I’ve been quite jealous of the people who have been featured in these pages—new poets, old writers, and venerable essayists that I craved to join in the annals of fame. And yet, I’ve read their pages hungrily—from the sublime Kim Addonzio to the illustrious Andre Dubus III. . .

Then I read Mark Doty’s “Theory of Narrative.”

Doty’s words enflamed me. His sublime lines grabbed my ear and pulled me by the hand along a very interesting ride as he describes an almost happenstance meeting with another man: “Oh you’re a writer, I’m a writer, too, Juan says, / I write novels, I’ve written eight of them…” Doty makes you feel like you are driving “in the high desert north of Mexico City” with the wind on your face and Juan’s stories in your ears.

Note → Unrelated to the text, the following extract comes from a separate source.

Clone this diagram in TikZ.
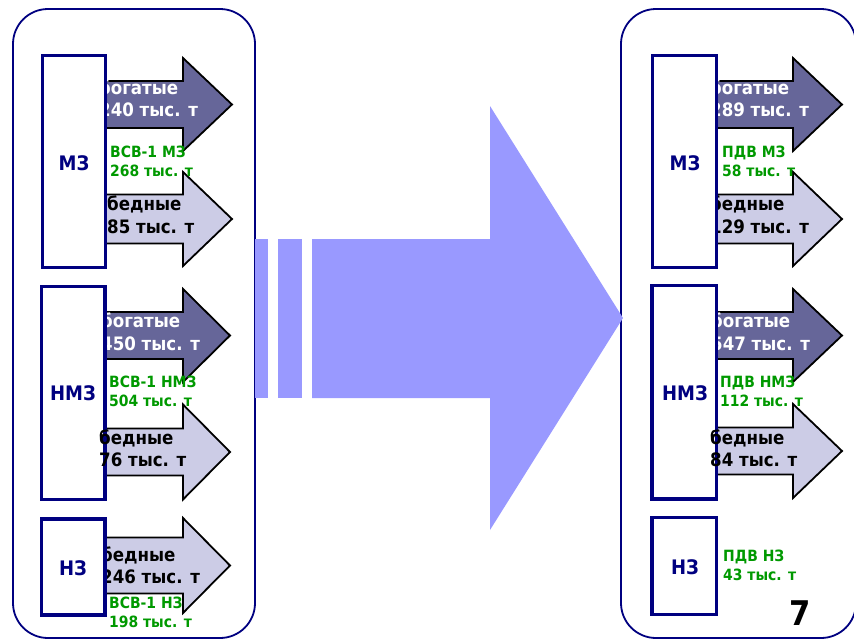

By the end of the poem, I wanted to be a musician, dig under a peach tree, read about a moral fable with a snake, and commit the perfect crime. And if I begged Juan to stop his tale, that would be the perfect crime.

After I closed the covers of Five Points, a curious feeling swept my heart. Words reclaimed vibrancy, punctuation pierced my emotions, and I fell in love with the semicolon again like a boy of thirteen does at a school dance. Mark Doty—a bard worthy of the stanza. Read him.